(Source code of charts)
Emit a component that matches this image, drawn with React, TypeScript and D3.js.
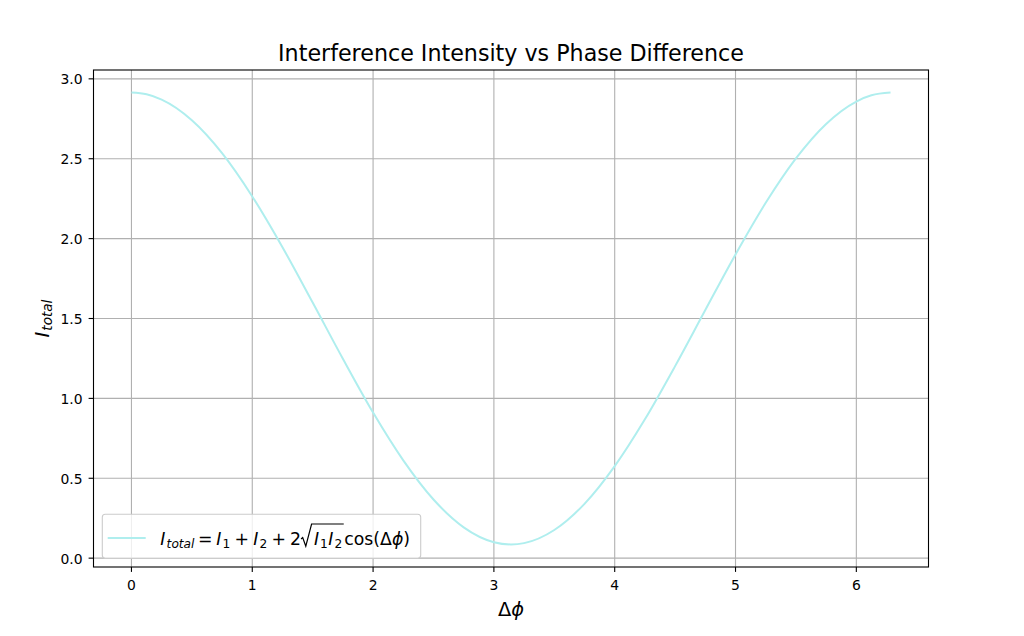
import React, { useEffect, useRef } from "react";
import * as d3 from "d3";

// Phase difference samples (rad) and total intensity
const phase = [
  0, 0.125, 0.25, 0.5, 0.75, 1.0, 1.25, 1.5, 1.75, 2.0, 2.25, 2.5, 2.75, 3.0, 3.1416,
  3.25, 3.5, 3.75, 4.0, 4.25, 4.5, 4.75, 5.0, 5.25, 5.5, 5.75, 6.0, 6.125, 6.2832,
];
const intensity = [
  2.914, 2.903, 2.87, 2.741, 2.535, 2.264, 1.946, 1.6, 1.248, 0.911, 0.612, 0.367, 0.193,
  0.1, 0.086, 0.094, 0.176, 0.34, 0.576, 0.869, 1.202, 1.553, 1.901, 2.224, 2.502,
  2.718, 2.858, 2.897, 2.914,
];
const xTicks = [0, 1, 2, 3, 4, 5, 6];
const yTicks = [0, 0.5, 1.0, 1.5, 2.0, 2.5, 3.0];
const titleText = "Interference Intensity vs Phase Difference";

const W = 1024;
const H = 636;
const FONT = "DejaVu Sans";
const LINE_COLOR = "#afeeee";

export default function App() {
  const ref = useRef<SVGSVGElement>(null);

  useEffect(() => {
    const svg = d3.select(ref.current as SVGSVGElement);
    svg.selectAll("*").remove();

    const left = 93.5, right = 928.5, top = 70, bottom = 567;
    const xMin = d3.min(phase)!, xMax = d3.max(phase)!;
    const xs = xMax - xMin;
    const yMin = d3.min(intensity)!, yMax = d3.max(intensity)!;
    const ys = yMax - yMin;
    const x = d3.scaleLinear().domain([xMin - 0.05 * xs, xMax + 0.05 * xs]).range([left, right]);
    const y = d3.scaleLinear().domain([yMin - 0.05 * ys, yMax + 0.05 * ys]).range([bottom, top]);

    svg.append("rect").attr("width", W).attr("height", H).attr("fill", "white");

    // grid
    const grid = svg.append("g").attr("stroke", "#b0b0b0").attr("stroke-width", 1.1);
    xTicks.forEach((t) => {
      grid.append("line").attr("x1", x(t)).attr("x2", x(t)).attr("y1", top).attr("y2", bottom);
    });
    yTicks.forEach((t) => {
      grid.append("line").attr("x1", left).attr("x2", right).attr("y1", y(t)).attr("y2", y(t));
    });

    // curve
    const line = d3
      .line<number>()
      .x((_, i) => x(phase[i]))
      .y((d) => y(d))
      .curve(d3.curveMonotoneX);
    svg
      .append("path")
      .attr("d", line(intensity)!)
      .attr("fill", "none")
      .attr("stroke", LINE_COLOR)
      .attr("stroke-width", 2);

    // spines
    svg
      .append("rect")
      .attr("x", left)
      .attr("y", top)
      .attr("width", right - left)
      .attr("height", bottom - top)
      .attr("fill", "none")
      .attr("stroke", "black")
      .attr("stroke-width", 1.1);

    // ticks
    const tk = svg.append("g").attr("stroke", "black").attr("stroke-width", 1.1);
    const lbl = svg.append("g").attr("font-family", FONT).attr("font-size", 13.9).attr("fill", "#000");
    xTicks.forEach((t) => {
      tk.append("line").attr("x1", x(t)).attr("x2", x(t)).attr("y1", bottom).attr("y2", bottom + 4.9);
      lbl.append("text").attr("x", x(t)).attr("y", bottom + 22.5).attr("text-anchor", "middle").text(String(t));
    });
    yTicks.forEach((t) => {
      tk.append("line").attr("x1", left - 4.9).attr("x2", left).attr("y1", y(t)).attr("y2", y(t));
      lbl.append("text").attr("x", left - 11).attr("y", y(t) + 5.5).attr("text-anchor", "end").text(t.toFixed(1));
    });

    // title
    svg
      .append("text")
      .attr("x", (left + right) / 2)
      .attr("y", 61)
      .attr("text-anchor", "middle")
      .attr("font-family", FONT)
      .attr("font-size", 22.2)
      .attr("fill", "#000")
      .text(titleText);

    // x label
    const xl = svg
      .append("text")
      .attr("x", (left + right) / 2)
      .attr("y", 616)
      .attr("text-anchor", "middle")
      .attr("font-family", FONT)
      .attr("font-size", 19.4)
      .attr("fill", "#000");
    xl.append("tspan").text("Δ");
    xl.append("tspan").attr("font-style", "italic").text("ϕ");

    // y label
    const yl = svg
      .append("text")
      .attr("transform", `translate(48.5,${(top + bottom) / 2}) rotate(-90)`)
      .attr("text-anchor", "middle")
      .attr("font-family", FONT)
      .attr("font-size", 19.4)
      .attr("font-style", "italic")
      .attr("fill", "#000");
    yl.append("tspan").text("I");
    yl.append("tspan").attr("font-size", 13.6).attr("dy", 3.5).attr("dx", 1).text("total");

    // legend
    const leg = svg.append("g");
    const box = leg
      .append("rect")
      .attr("x", 102.3)
      .attr("y", 514.3)
      .attr("height", 44)
      .attr("rx", 3)
      .attr("fill", "white")
      .attr("fill-opacity", 0.8)
      .attr("stroke", "#cccccc")
      .attr("stroke-width", 1.1);
    leg
      .append("line")
      .attr("x1", 107.7)
      .attr("x2", 145.7)
      .attr("y1", 538)
      .attr("y2", 538)
      .attr("stroke", LINE_COLOR)
      .attr("stroke-width", 2);

    const fs = 17.3, sfs = 12.2, base = 545, subDy = 3;
    let cx = 160.3;
    const tg = leg.append("g").attr("font-family", FONT).attr("fill", "#000");
    const piece = (s: string, italic = false, sub = false) => {
      const t = tg
        .append("text")
        .attr("x", cx)
        .attr("y", base + (sub ? subDy : 0))
        .attr("font-size", sub ? sfs : fs)
        .attr("font-style", italic ? "italic" : "normal")
        .text(s);
      cx += (t.node() as SVGTextElement).getComputedTextLength();
    };
    const gap = (g: number) => {
      cx += g;
    };
    piece("I", true);
    gap(1.2);
    piece("total", true, true);
    gap(3.6);
    piece("=");
    gap(3.6);
    piece("I", true);
    gap(1.2);
    piece("1", false, true);
    gap(4.2);
    piece("+");
    gap(4.2);
    piece("I", true);
    gap(1.2);
    piece("2", false, true);
    gap(4.2);
    piece("+");
    gap(4.2);
    piece("2");
    // radical
    const r0 = cx;
    const ov = 524;
    cx = r0 + 12.8;
    piece("I", true);
    gap(1.0);
    piece("1", false, true);
    gap(0.6);
    piece("I", true);
    gap(1.0);
    piece("2", false, true);
    const rEnd = cx + 1.5;
    leg
      .append("path")
      .attr(
        "d",
        `M${r0},${base - 6} L${r0 + 1.6},${base - 7.4} L${r0 + 4.7},${base + 1.2} L${r0 + 10.5},${ov} H${rEnd}`
      )
      .attr("fill", "none")
      .attr("stroke", "#000")
      .attr("stroke-width", 1.2)
      .attr("stroke-linejoin", "miter");
    cx = rEnd + 0.5;
    piece("cos");
    piece("(Δ");
    piece("ϕ", true);
    piece(")");
    box.attr("width", Math.max(cx + 10, 420.7) - 102.3);
  }, []);

  return (
    <div style={{ position: "fixed", left: 0, top: 0 }}>
      <svg ref={ref} width={W} height={H} style={{ display: "block" }} />
    </div>
  );
}
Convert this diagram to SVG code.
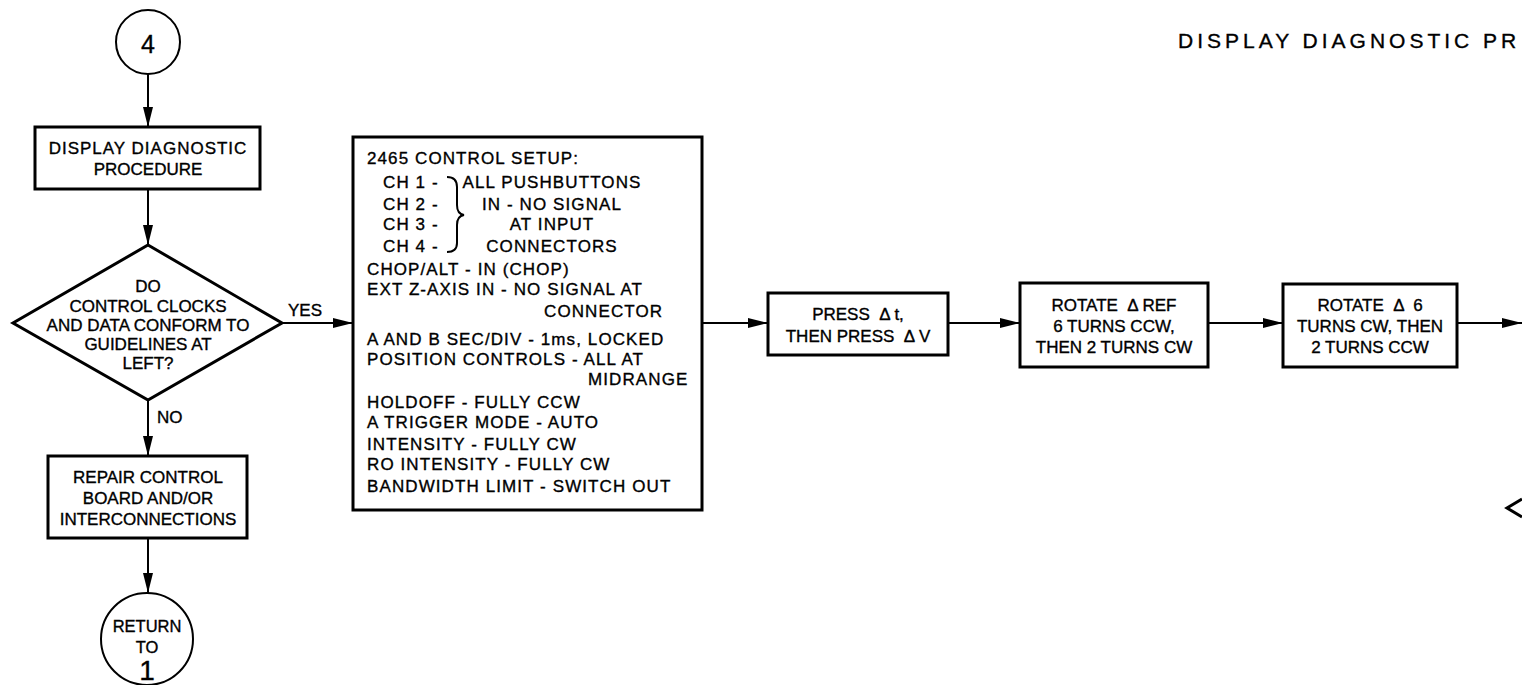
<svg xmlns="http://www.w3.org/2000/svg" width="1522" height="685" viewBox="0 0 1522 685">
<style>
text{font-family:"Liberation Sans",Arial,sans-serif;fill:#000;stroke:#000;stroke-width:0.35px;font-size:17px;white-space:pre}
.c{text-anchor:middle}
.box{fill:#fff;stroke:#000;stroke-width:3}
.thin{fill:#fff;stroke:#000;stroke-width:2}
.ln{fill:none;stroke:#000;stroke-width:2}
.sp{letter-spacing:1.1px}
</style>
<defs>
<marker id="ah" markerUnits="userSpaceOnUse" markerWidth="20" markerHeight="10" refX="20" refY="5" orient="auto">
<path d="M0,0 L20,5 L0,10 z" fill="#000"/>
</marker>
</defs>
<rect width="1522" height="685" fill="#fff"/>
<text x="1178" y="48" style="font-size:21px;letter-spacing:4px">DISPLAY DIAGNOSTIC PR</text>
<g id="connectors">
<line class="ln" x1="148" y1="74" x2="148" y2="127" marker-end="url(#ah)"/>
<line class="ln" x1="148" y1="189" x2="148" y2="245" marker-end="url(#ah)"/>
<line class="ln" x1="282" y1="323" x2="353" y2="323" marker-end="url(#ah)"/>
<line class="ln" x1="148" y1="400" x2="148" y2="456" marker-end="url(#ah)"/>
<line class="ln" x1="148" y1="538" x2="148" y2="593" marker-end="url(#ah)"/>
<line class="ln" x1="702" y1="323" x2="768" y2="323" marker-end="url(#ah)"/>
<line class="ln" x1="948" y1="323" x2="1020" y2="323" marker-end="url(#ah)"/>
<line class="ln" x1="1208" y1="323" x2="1283" y2="323" marker-end="url(#ah)"/>
<line class="ln" x1="1457" y1="323" x2="1522" y2="323" marker-end="url(#ah)"/>
<text x="288" y="316">YES</text>
<text x="157" y="423">NO</text>
</g>
<g id="start">
<circle class="thin" cx="148" cy="42" r="32"/>
<text class="c" x="148" y="53" style="font-size:25px">4</text>
</g>
<g id="display-box">
<rect class="box" x="35" y="127" width="225" height="62"/>
<text class="c" x="148" y="154" style="letter-spacing:1px">DISPLAY DIAGNOSTIC</text>
<text class="c" x="148" y="175">PROCEDURE</text>
</g>
<g id="decision">
<polygon class="box" points="148,245 282,323 148,400 13,323"/>
<text class="c" x="148" y="292">DO</text>
<text class="c" x="148" y="312">CONTROL CLOCKS</text>
<text class="c" x="148" y="331">AND DATA CONFORM TO</text>
<text class="c" x="148" y="350">GUIDELINES AT</text>
<text class="c" x="148" y="369">LEFT?</text>
</g>
<g id="repair-box">
<rect class="box" x="48" y="456" width="199" height="82"/>
<text class="c" x="148" y="483">REPAIR CONTROL</text>
<text class="c" x="148" y="504">BOARD AND/OR</text>
<text class="c" x="148" y="525">INTERCONNECTIONS</text>
</g>
<g id="return">
<circle class="thin" cx="147" cy="639" r="46"/>
<text class="c" x="147" y="632" style="font-size:16.5px">RETURN</text>
<text class="c" x="147" y="653" style="font-size:16.5px">TO</text>
<text class="c" x="147" y="680" style="font-size:28px">1</text>
</g>
<g id="setup-box">
<rect class="box" x="353" y="137" width="349" height="373"/>
<g class="sp">
<text x="367" y="164">2465 CONTROL SETUP:</text>
<text x="383" y="188">CH 1 -</text>
<text x="383" y="210">CH 2 -</text>
<text x="383" y="230">CH 3 -</text>
<text x="383" y="252">CH 4 -</text>
<text class="c" x="552" y="188">ALL PUSHBUTTONS</text>
<text class="c" x="552" y="210">IN - NO SIGNAL</text>
<text class="c" x="552" y="230">AT INPUT</text>
<text class="c" x="552" y="252">CONNECTORS</text>
<text x="367" y="275">CHOP/ALT - IN (CHOP)</text>
<text x="367" y="295">EXT Z-AXIS IN - NO SIGNAL AT</text>
<text x="544" y="317">CONNECTOR</text>
<text x="367" y="345">A AND B SEC/DIV - 1ms, LOCKED</text>
<text x="367" y="365">POSITION CONTROLS - ALL AT</text>
<text x="588" y="385">MIDRANGE</text>
<text x="367" y="408">HOLDOFF - FULLY CCW</text>
<text x="367" y="428">A TRIGGER MODE - AUTO</text>
<text x="367" y="450">INTENSITY - FULLY CW</text>
<text x="367" y="470">RO INTENSITY - FULLY CW</text>
<text x="367" y="492">BANDWIDTH LIMIT - SWITCH OUT</text>
</g>
<path class="ln" d="M447,177 Q457,177 457,187 L457,205 Q457,214 464,215 Q457,216 457,225 L457,243 Q457,252 447,252"/>
</g>
<g id="press-box">
<rect class="box" x="768" y="293" width="180" height="62"/>
<text class="c" x="858" y="320">PRESS  Δ t,</text>
<text class="c" x="858" y="342">THEN PRESS  Δ V</text>
</g>
<g id="rotate-ref-box">
<rect class="box" x="1020" y="283" width="188" height="84"/>
<text class="c" x="1114" y="311">ROTATE  Δ REF</text>
<text class="c" x="1114" y="332">6 TURNS CCW,</text>
<text class="c" x="1114" y="353">THEN 2 TURNS CW</text>
</g>
<g id="rotate-delta-box">
<rect class="box" x="1283" y="284" width="174" height="83"/>
<text class="c" x="1370" y="311">ROTATE  Δ  6</text>
<text class="c" x="1370" y="332">TURNS CW, THEN</text>
<text class="c" x="1370" y="353">2 TURNS CCW</text>
</g>
<g id="next-decision">
<polyline class="ln" points="1522,499 1507,508 1522,517" style="stroke-width:3"/>
</g>
</svg>
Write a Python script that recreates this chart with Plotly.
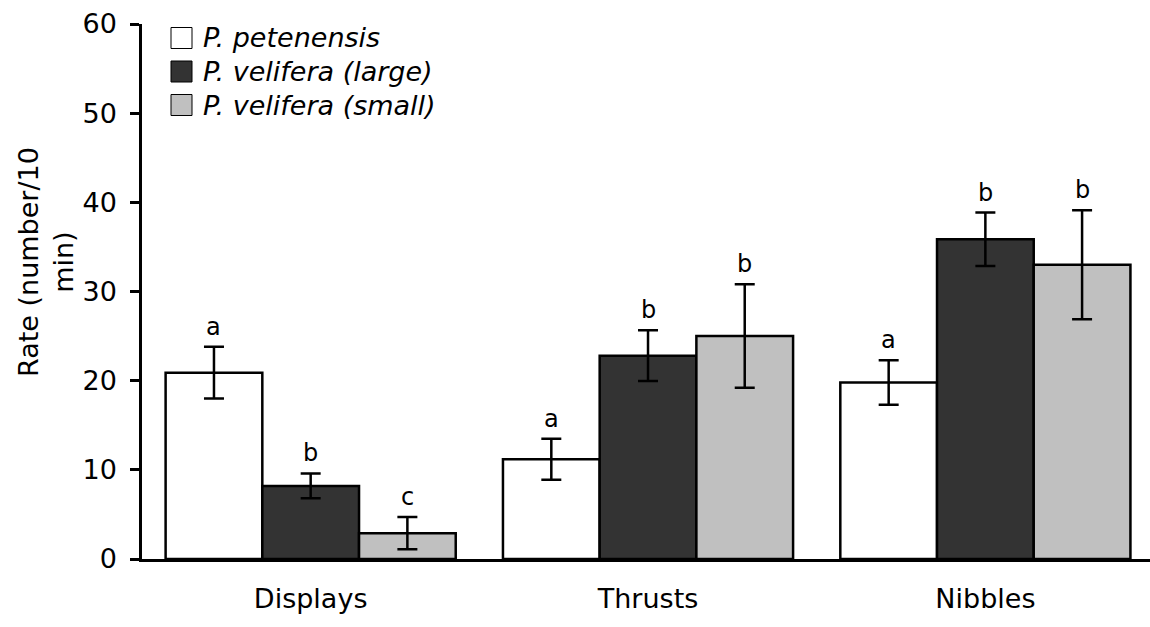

What the task requires
Write out every line from the entries where "this" appears.

Response to the task
Emit a component that matches this image, drawn with React, TypeScript and D3.js.
Convert this diagram to SVG code.
Write a Python script that recreates this chart with Plotly.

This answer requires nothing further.